The Ubiquity of Andrew Tutt

It seems like every time I turn around, I’m reading about another new article by somebody named Andrew Tutt. In the past two months, I’ve seen a lot of different articles go up on SSRN (usually via the inimitable Larry Solum). Most recently was Blightened Scrutiny, whose abstract begins with the hyperbolic claim that “There is perhaps no fate worse than a declaration that one’s property is blighted,” but looks like an interesting take on an important topic.

Before that were two articles on textualism — one called Fifty Shades of Textualism, and one called Treaty Textualism, which argues that “Textual treaty interpretation — Textualism in all but name — was thought to be a requirement of the law of nations at the time of the Constitution’s adoption.” Professor Michael Ramsey called the latter article “a very important article that, because of its international orientation, might be overlooked by constitutional scholars.”
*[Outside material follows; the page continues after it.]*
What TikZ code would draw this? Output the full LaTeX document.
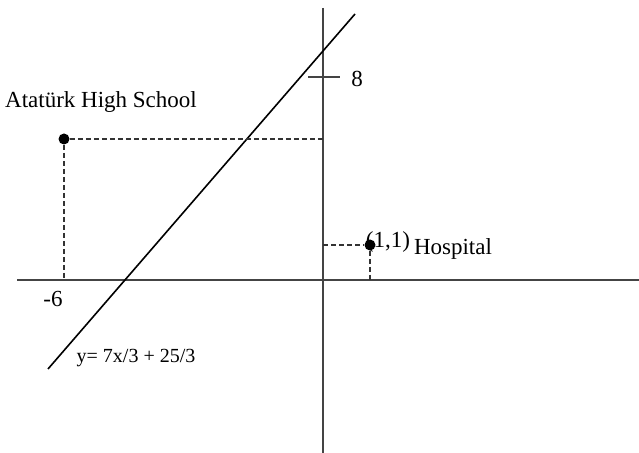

Then I remembered that he was the same person who’d written The Improbability of Positivism, a short (and in my view, utterly wrong!) piece on theoretical disagreement and legal positivism. Apparently he also wrote a piece on software as speech that Instapundit linked to, and has put five other articles on SSRN this year.

I’ve never met Tutt. Apparently he graduated from Yale Law School a few months ago and is now working at Gibson Dunn. But he sure is producing interesting pieces at an astounding pace, especially for somebody who’s been out of law school for less than six months.